WORK TO DO:
No images are to be carried over; print all other material exactly as it stands.

***** INFORMATION PROVIDED *****

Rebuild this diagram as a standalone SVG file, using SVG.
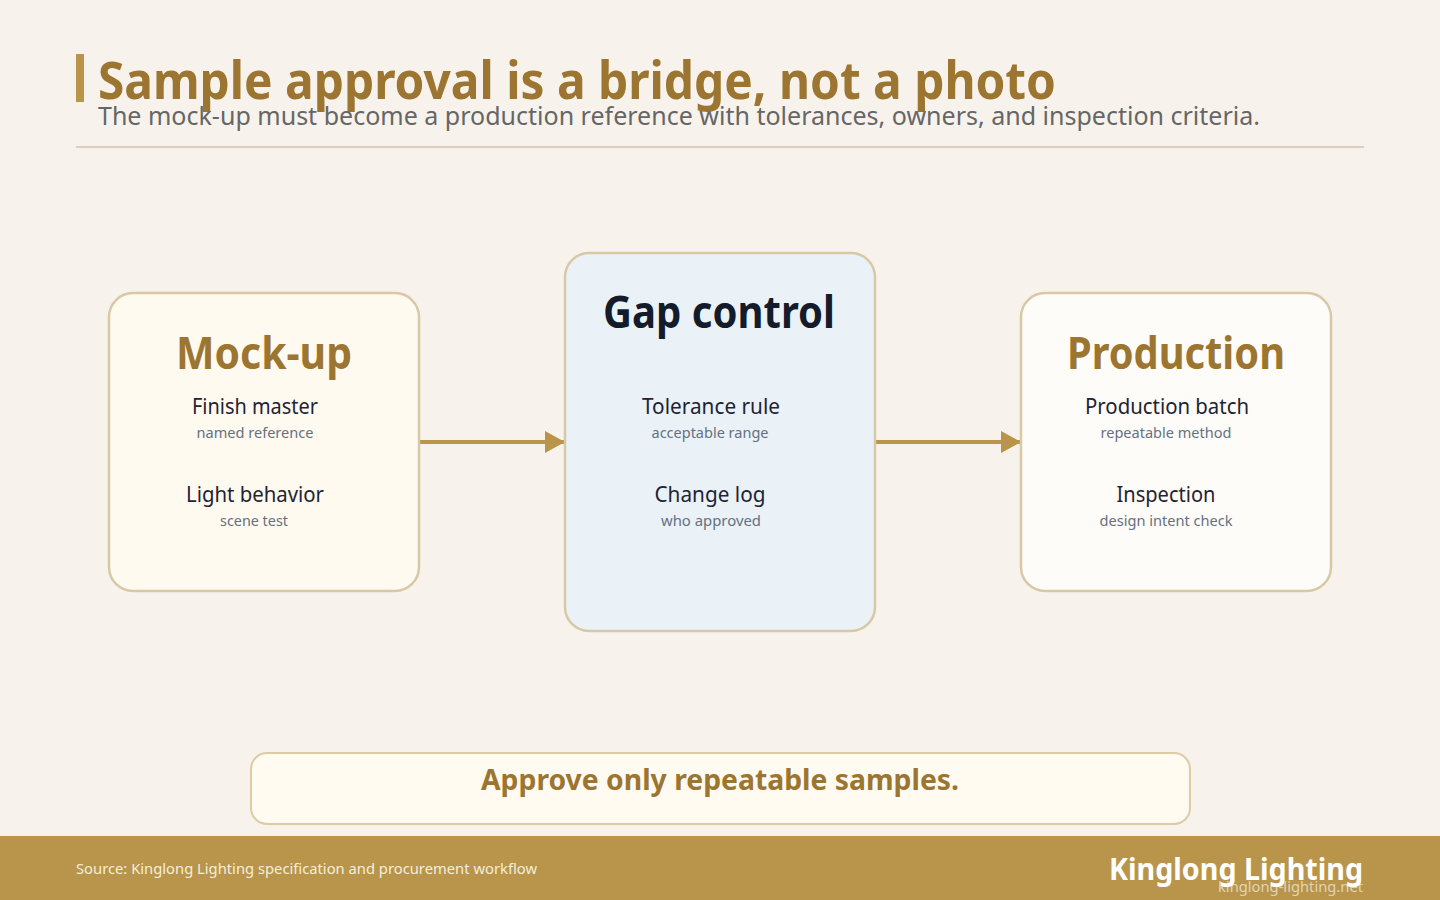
<svg xmlns="http://www.w3.org/2000/svg" width="1440" height="900" viewBox="0 0 1440 900">
<defs>
<style>
text{font-family:"Noto Sans","Open Sans","DejaVu Sans",sans-serif}
.node{stroke:#D8C8A5;stroke-width:2.5}
.ntitle{font-weight:700;font-size:44px;text-anchor:middle}
.item{font-size:22px;fill:#1F2333;text-anchor:middle}
.sub{font-size:15px;fill:#667080;text-anchor:middle}
.conn{stroke:#B8954A;stroke-width:4;fill:none}
</style>
<marker id="arr" markerUnits="userSpaceOnUse" markerWidth="20" markerHeight="22" refX="20" refY="11" orient="auto">
<path d="M0,0 L20,11 L0,22 Z" fill="#B8954A"/>
</marker>
</defs>
<rect width="1440" height="900" fill="#F7F3EC"/>
<g id="header">
<rect x="76" y="54" width="8" height="48" fill="#B8954A"/>
<text x="98" y="99" font-size="52" font-weight="700" fill="#9C7630" textLength="958" lengthAdjust="spacingAndGlyphs">Sample approval is a bridge, not a photo</text>
<text x="98" y="125" font-size="26" fill="#666666" textLength="1162" lengthAdjust="spacingAndGlyphs">The mock-up must become a production reference with tolerances, owners, and inspection criteria.</text>
<line x1="76" y1="147" x2="1364" y2="147" stroke="#DDD0BA" stroke-width="2"/>
</g>
<g id="connectors">
<line class="conn" x1="420" y1="442" x2="565" y2="442" marker-end="url(#arr)"/>
<line class="conn" x1="876" y1="442" x2="1021" y2="442" marker-end="url(#arr)"/>
</g>
<g id="mockup">
<rect class="node" x="109" y="293" width="310" height="298" rx="24" fill="#FFFAF0"/>
<text class="ntitle" x="264" y="369" fill="#9C7630" textLength="176" lengthAdjust="spacingAndGlyphs">Mock-up</text>
<text class="item" x="255" y="414" textLength="126" lengthAdjust="spacingAndGlyphs">Finish master</text>
<text class="sub" x="255" y="438" textLength="117" lengthAdjust="spacingAndGlyphs">named reference</text>
<text class="item" x="255" y="502" textLength="138" lengthAdjust="spacingAndGlyphs">Light behavior</text>
<text class="sub" x="254" y="526" textLength="68" lengthAdjust="spacingAndGlyphs">scene test</text>
</g>
<g id="gap">
<rect class="node" x="565" y="253" width="310" height="378" rx="24" fill="#EAF2F8"/>
<text class="ntitle" x="719" y="328" fill="#141B2B" textLength="232" lengthAdjust="spacingAndGlyphs">Gap control</text>
<text class="item" x="711" y="414" textLength="138" lengthAdjust="spacingAndGlyphs">Tolerance rule</text>
<text class="sub" x="710" y="438" textLength="117" lengthAdjust="spacingAndGlyphs">acceptable range</text>
<text class="item" x="710" y="502" textLength="111" lengthAdjust="spacingAndGlyphs">Change log</text>
<text class="sub" x="711" y="526" textLength="100" lengthAdjust="spacingAndGlyphs">who approved</text>
</g>
<g id="production">
<rect class="node" x="1021" y="293" width="310" height="298" rx="24" fill="#FEFCF8"/>
<text class="ntitle" x="1176" y="369" fill="#9C7630" textLength="218" lengthAdjust="spacingAndGlyphs">Production</text>
<text class="item" x="1167" y="414" textLength="164" lengthAdjust="spacingAndGlyphs">Production batch</text>
<text class="sub" x="1166" y="438" textLength="131" lengthAdjust="spacingAndGlyphs">repeatable method</text>
<text class="item" x="1166" y="502" textLength="99" lengthAdjust="spacingAndGlyphs">Inspection</text>
<text class="sub" x="1166" y="526" textLength="133" lengthAdjust="spacingAndGlyphs">design intent check</text>
</g>
<g id="callout">
<rect x="251" y="753" width="939" height="71" rx="16" fill="#FFFBF1" stroke="#DCCBA5" stroke-width="2"/>
<text x="720" y="790" font-size="29" font-weight="700" fill="#9C7630" text-anchor="middle" textLength="478" lengthAdjust="spacingAndGlyphs">Approve only repeatable samples.</text>
</g>
<g id="footer">
<rect x="0" y="836" width="1440" height="64" fill="#B8954A"/>
<text x="76" y="874" font-size="15" fill="#F5EEDC" textLength="461" lengthAdjust="spacingAndGlyphs">Source: Kinglong Lighting specification and procurement workflow</text>
<text x="1363" y="880" font-size="30" font-weight="700" fill="#FFFFFF" text-anchor="end" textLength="254" lengthAdjust="spacingAndGlyphs">Kinglong Lighting</text>
<text x="1363" y="892" font-size="15" fill="#FFFFFF" fill-opacity="0.6" text-anchor="end" textLength="145" lengthAdjust="spacingAndGlyphs">kinglong-lighting.net</text>
</g>
</svg>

*****

RESPONSE:
Rebuild this diagram as a standalone SVG file, using SVG.
<svg xmlns="http://www.w3.org/2000/svg" width="1440" height="900" viewBox="0 0 1440 900">
<defs>
<style>
text{font-family:"Noto Sans","Open Sans","DejaVu Sans",sans-serif}
.node{stroke:#D8C8A5;stroke-width:2.5}
.ntitle{font-weight:700;font-size:44px;text-anchor:middle}
.item{font-size:22px;fill:#1F2333;text-anchor:middle}
.sub{font-size:15px;fill:#667080;text-anchor:middle}
.conn{stroke:#B8954A;stroke-width:4;fill:none}
</style>
<marker id="arr" markerUnits="userSpaceOnUse" markerWidth="20" markerHeight="22" refX="20" refY="11" orient="auto">
<path d="M0,0 L20,11 L0,22 Z" fill="#B8954A"/>
</marker>
</defs>
<rect width="1440" height="900" fill="#F7F3EC"/>
<g id="header">
<rect x="76" y="54" width="8" height="48" fill="#B8954A"/>
<text x="98" y="99" font-size="52" font-weight="700" fill="#9C7630" textLength="958" lengthAdjust="spacingAndGlyphs">Sample approval is a bridge, not a photo</text>
<text x="98" y="125" font-size="26" fill="#666666" textLength="1162" lengthAdjust="spacingAndGlyphs">The mock-up must become a production reference with tolerances, owners, and inspection criteria.</text>
<line x1="76" y1="147" x2="1364" y2="147" stroke="#DDD0BA" stroke-width="2"/>
</g>
<g id="connectors">
<line class="conn" x1="420" y1="442" x2="565" y2="442" marker-end="url(#arr)"/>
<line class="conn" x1="876" y1="442" x2="1021" y2="442" marker-end="url(#arr)"/>
</g>
<g id="mockup">
<rect class="node" x="109" y="293" width="310" height="298" rx="24" fill="#FFFAF0"/>
<text class="ntitle" x="264" y="369" fill="#9C7630" textLength="176" lengthAdjust="spacingAndGlyphs">Mock-up</text>
<text class="item" x="255" y="414" textLength="126" lengthAdjust="spacingAndGlyphs">Finish master</text>
<text class="sub" x="255" y="438" textLength="117" lengthAdjust="spacingAndGlyphs">named reference</text>
<text class="item" x="255" y="502" textLength="138" lengthAdjust="spacingAndGlyphs">Light behavior</text>
<text class="sub" x="254" y="526" textLength="68" lengthAdjust="spacingAndGlyphs">scene test</text>
</g>
<g id="gap">
<rect class="node" x="565" y="253" width="310" height="378" rx="24" fill="#EAF2F8"/>
<text class="ntitle" x="719" y="328" fill="#141B2B" textLength="232" lengthAdjust="spacingAndGlyphs">Gap control</text>
<text class="item" x="711" y="414" textLength="138" lengthAdjust="spacingAndGlyphs">Tolerance rule</text>
<text class="sub" x="710" y="438" textLength="117" lengthAdjust="spacingAndGlyphs">acceptable range</text>
<text class="item" x="710" y="502" textLength="111" lengthAdjust="spacingAndGlyphs">Change log</text>
<text class="sub" x="711" y="526" textLength="100" lengthAdjust="spacingAndGlyphs">who approved</text>
</g>
<g id="production">
<rect class="node" x="1021" y="293" width="310" height="298" rx="24" fill="#FEFCF8"/>
<text class="ntitle" x="1176" y="369" fill="#9C7630" textLength="218" lengthAdjust="spacingAndGlyphs">Production</text>
<text class="item" x="1167" y="414" textLength="164" lengthAdjust="spacingAndGlyphs">Production batch</text>
<text class="sub" x="1166" y="438" textLength="131" lengthAdjust="spacingAndGlyphs">repeatable method</text>
<text class="item" x="1166" y="502" textLength="99" lengthAdjust="spacingAndGlyphs">Inspection</text>
<text class="sub" x="1166" y="526" textLength="133" lengthAdjust="spacingAndGlyphs">design intent check</text>
</g>
<g id="callout">
<rect x="251" y="753" width="939" height="71" rx="16" fill="#FFFBF1" stroke="#DCCBA5" stroke-width="2"/>
<text x="720" y="790" font-size="29" font-weight="700" fill="#9C7630" text-anchor="middle" textLength="478" lengthAdjust="spacingAndGlyphs">Approve only repeatable samples.</text>
</g>
<g id="footer">
<rect x="0" y="836" width="1440" height="64" fill="#B8954A"/>
<text x="76" y="874" font-size="15" fill="#F5EEDC" textLength="461" lengthAdjust="spacingAndGlyphs">Source: Kinglong Lighting specification and procurement workflow</text>
<text x="1363" y="880" font-size="30" font-weight="700" fill="#FFFFFF" text-anchor="end" textLength="254" lengthAdjust="spacingAndGlyphs">Kinglong Lighting</text>
<text x="1363" y="892" font-size="15" fill="#FFFFFF" fill-opacity="0.6" text-anchor="end" textLength="145" lengthAdjust="spacingAndGlyphs">kinglong-lighting.net</text>
</g>
</svg>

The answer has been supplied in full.